While keeping an eye on the Red-necked Grebe asleep on the small water body it had chosen I was impressed with the sheer numbers of geese. In Lancashire we get huge flocks, but in Norfolk they're at the landscape scale. Brent Geese filled the fields off the salt-marsh to the horizon, and Pink-feet were mixed throughout. Greylag lumbered around the ponds and Barnacle Geese daintily nibbled at grass. The biggest surprise though was five Tundra Bean Geese wandering in and out of cover distantly. I could have spent days just searching through the wildfowl there and the seeds of a plan for a week-long Norfolk stay in January of 2027 have been sown.
Flagging slightly as we approached Titchwell I realised that I could reach 170 species for the year with just five more species.
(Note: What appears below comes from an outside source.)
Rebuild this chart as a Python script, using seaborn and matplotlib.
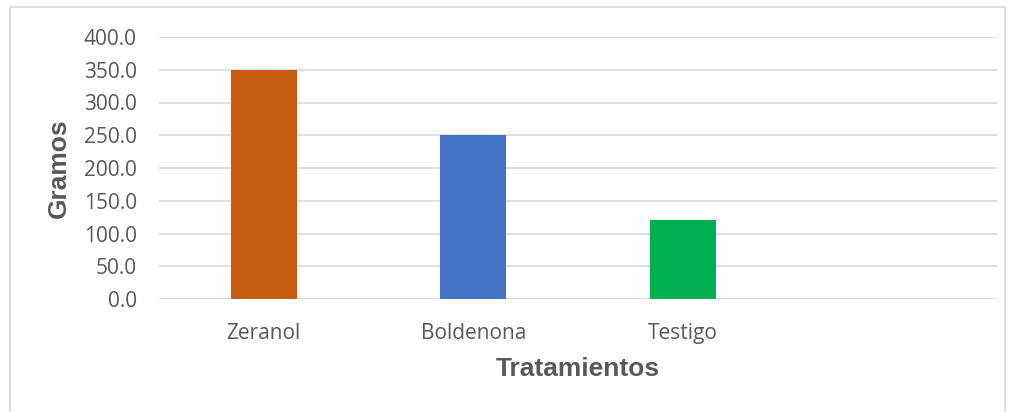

This added a bit of light hearted motivation to the walk (limp - my recent issues with mobility were annoyingly slowing me down) to the coast, and we were in high-spirits as we saw the resident Tawny Owl off the fen boardwalk. A pair of Russian White-fronted Geese flew in low overhead, and we searched long for the Spotted Redshank that was present but without finding it. Grey Plover, Bar-tailed Godwit and Avocet all showed really well for year ticks, and the group of Long-tailed Ducks on the sea obligingly stuck around long enough for us to get good scope views. So that was 169 for the year, and 100 for the day. The possibility of a Black-necked Grebe on the sea or a Firecrest in the woodland still remained, and, though we birded into dusk with great views of Barn Owl, we failed to see either of the species that would have pushed me to 170 for the year. Bizarrely, though we saw Crane, Spoonbill, Cattle and Little Egrets we failed to find a Grey Heron across the huge wetland sites we visited.
The quality and scale of wildlife on show across this special county is often inspiring, and my unrealistic childhood dream of moving to Norfolk one day to experience more birds lives on in a small kernel of hope tucked away deep inside my inner being. One day, Norfolk. One day.